Rather than getting better, things are actually getting significantly worse and the noose of slavery and handcuffs of servitude are getting tighter.
His Government is shamelessly, unapologeticallly and unabashedly a Government by the Fulani, for the Fulani and of the Fulani sprinkled with a small handful and pitiful coterie of southern and Middle Belt useful idiots and accursed slaves who have no sense of decency or self-respect, who, like Esau, have traded their future and destiny for a mess of pottage and who have sold their souls to the devil and their peoole down the river.
For the Yoruba people particularly I am convinced that the only way to break that second and last shackle and chain of servitude and bondage is for the South West to exercise her inalienable right of self-determination and leave Nigeria.
The battle for restructuring which many of us have supported and fought for over the last 25 years is long lost and its advocates are no longer being heard.
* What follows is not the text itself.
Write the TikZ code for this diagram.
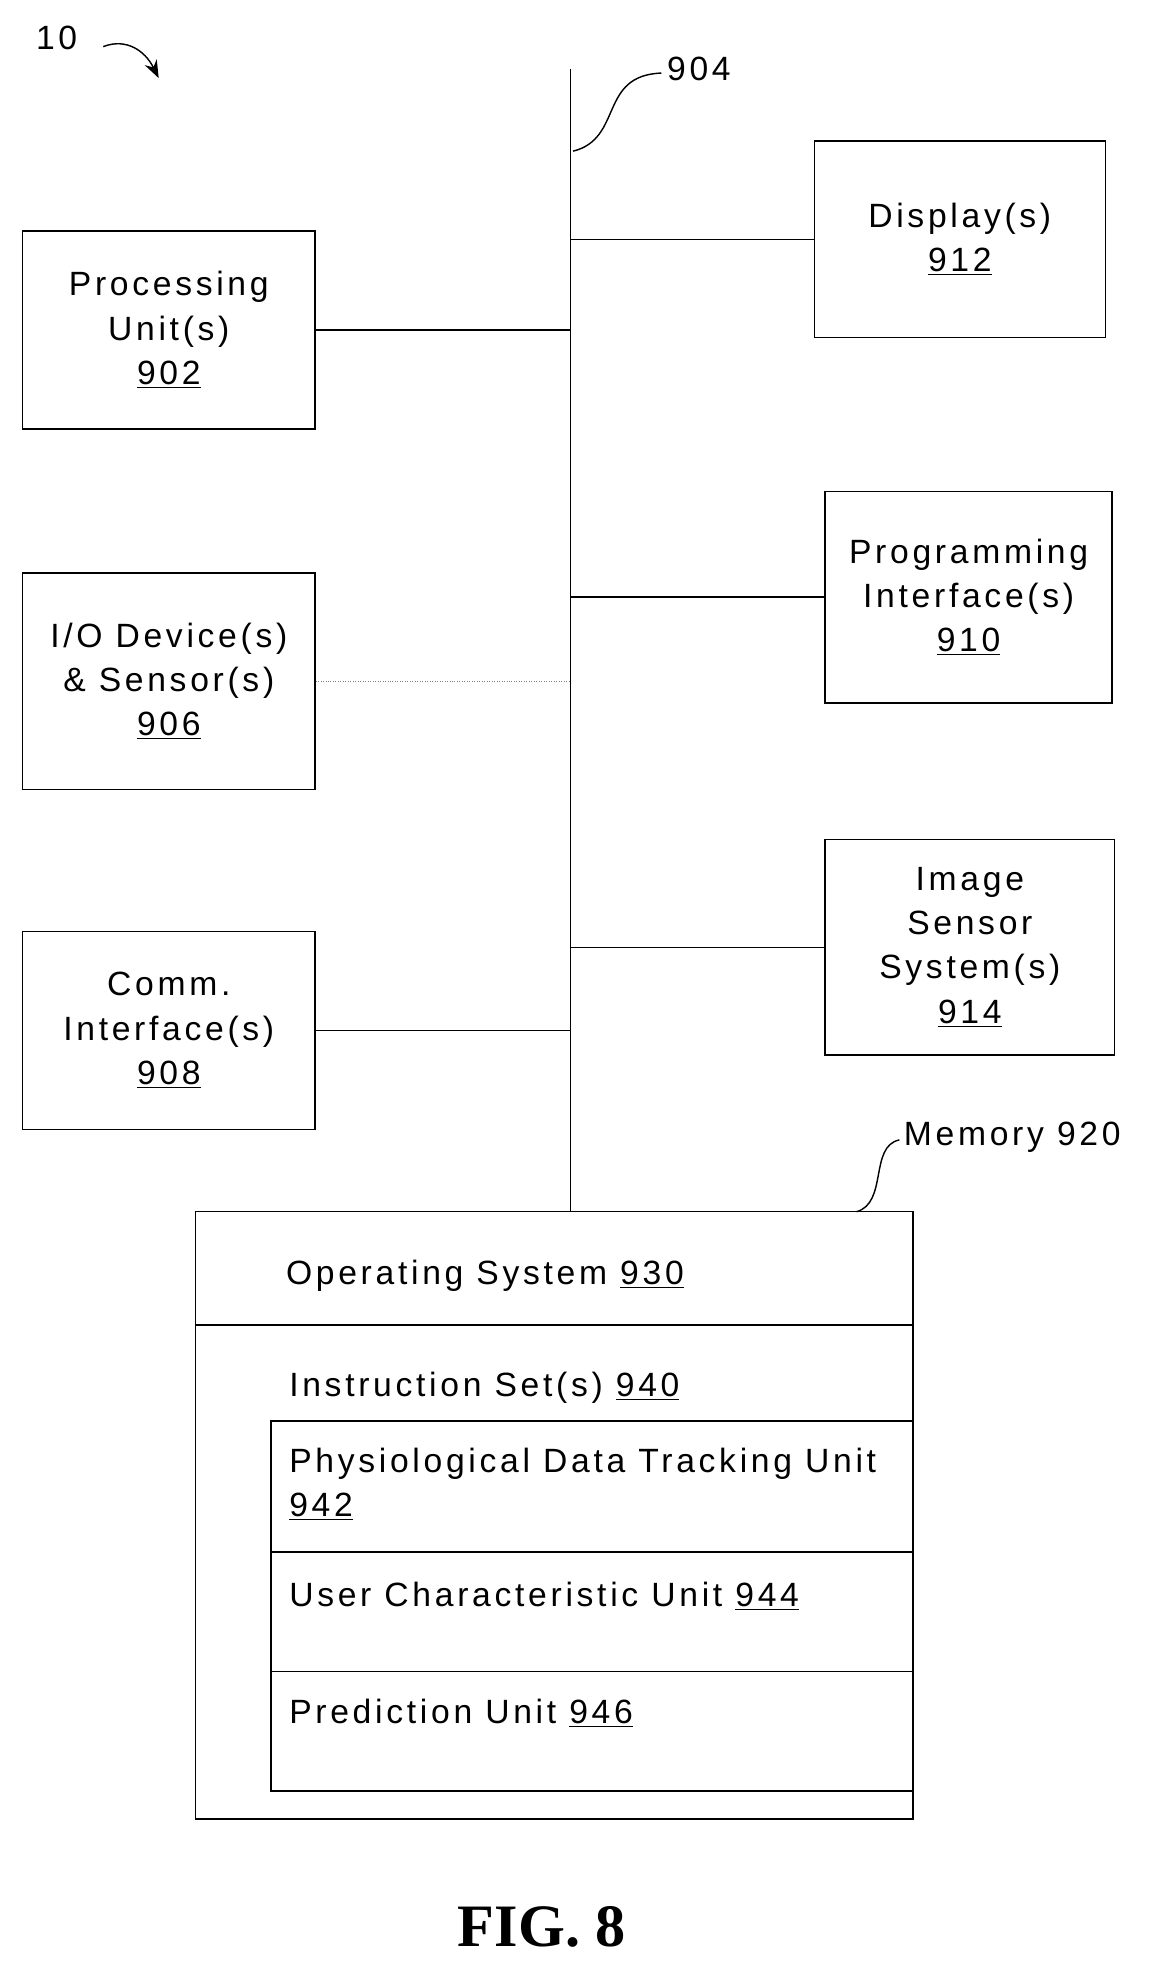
\documentclass[tikz,border=0pt]{standalone}
\usepackage{fontspec}
\setmainfont[LetterSpace=11]{Liberation Sans}
\usetikzlibrary{positioning,calc,arrows.meta}
\newcommand{\num}[1]{\underline{#1}}
\tikzset{
  blk/.style={draw, thick, align=center, inner sep=2pt, font=\fontsize{19}{25}\selectfont},
  txt/.style={font=\fontsize{19}{25}\selectfont, inner sep=1pt},
  link/.style={thick}
}
\begin{document}
\begin{tikzpicture}[x=0.025cm, y=-0.025cm]
    \useasboundingbox (0,0) rectangle (920,1568);
    % Label and arrow
    \node[txt] (ten) at (45,30) {10};
    \draw[thick, -{Stealth[length=10pt]}] (82,37) .. controls (100,30) and (115,40) .. (126,62);

    % Bus
    \coordinate (bustop) at (453,55);
    \coordinate (busbot) at (453,962);
    \draw[link] (bustop) -- (busbot);
    \node[txt, anchor=west] (n904) at (528,55) {904};
    \draw[thick] (455,120) .. controls (495,110) and (475,60) .. (525,58);

    % Left boxes
    \node[blk, minimum width=232*0.025cm, minimum height=157*0.025cm] (proc) at (134,262) {Processing\\Unit(s)\\\num{902}};
    \node[blk, minimum width=232*0.025cm, minimum height=172*0.025cm] (io) at (134,541) {I/O Device(s)\\\& Sensor(s)\\\num{906}};
    \node[blk, minimum width=232*0.025cm, minimum height=157*0.025cm] (comm) at (134,818) {Comm.\\Interface(s)\\\num{908}};

    % Right boxes
    \node[blk, minimum width=231*0.025cm, minimum height=156*0.025cm] (disp) at (762,190) {Display(s)\\\num{912}};
    \node[blk, minimum width=228*0.025cm, minimum height=168*0.025cm] (prog) at (769,474) {Programming\\Interface(s)\\\num{910}};
    \node[blk, minimum width=230*0.025cm, minimum height=171*0.025cm] (img) at (770,752) {Image\\Sensor\\System(s)\\\num{914}};

    % Bus links
    \draw[link] (proc.east) -- (proc.east -| bustop);
    \draw[thin, gray, densely dotted] (io.east) -- (io.east -| bustop);
    \draw[link] (comm.east) -- (comm.east -| bustop);
    \draw[link] (disp.west) -- (disp.west -| bustop);
    \draw[link] (prog.west) -- (prog.west -| bustop);
    \draw[link] (img.west) -- (img.west -| bustop);

    % Memory
    \draw[thick] (155,962) rectangle (725,1444);
    \draw[thick] (155,1052) -- (725,1052);
    \draw[thick] (215,1128) rectangle (725,1422);
    \draw[thick] (215,1232) -- (725,1232);
    \draw[thick] (215,1327) -- (725,1327);
    \node[txt] (os) at (385,1013) {Operating System \num{930}};
    \node[txt, anchor=west] (iset) at (228,1102) {Instruction Set(s) \num{940}};
    \node[txt, anchor=north west, align=left] (phys) at (228,1148) {Physiological Data Tracking Unit\\\num{942}};
    \node[txt, anchor=west] (user) at (228,1267) {User Characteristic Unit \num{944}};
    \node[txt, anchor=west] (pred) at (228,1360) {Prediction Unit \num{946}};
    \node[txt, anchor=west] (n920) at (716,903) {Memory 920};
    \draw[thick] (680,962) .. controls (705,955) and (690,910) .. (714,905);

    % Caption
    \node[font=\fontspec{Liberation Serif}\bfseries\fontsize{34}{40}\selectfont] (fig) at (430,1530) {FIG. 8};
\end{tikzpicture}
\end{document}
They have met our reasonable demands for devolution of power and the establishment of an equitable and true Federation where all men, regardless of ethnic nationality or faith, are regarded as being equal before God, with an uncharitable and unreasonable display and unequivocal and unprecedented degree of arrogance and impunity.
Yet we as a people those of us that are interested in freedom can no longer continue to subject ourselves to the indignity of living in the insufferable bondage that they have forced and foisted on us.
Given the foregoing, the only option left for us if we are to maintain our self-respect and dignity and win our freedom is division and separation.
The Yoruba people, always so ready to accept and accomodate others and always so liberal and generous, deserve no less.
My father and his generation broke the first chain of servitude which was the bondage of the British.
It is my sacred duty and divine obligation and that of members of mine to break the second chain which is the bondage and subjugation of the Fulani. We shall not fail.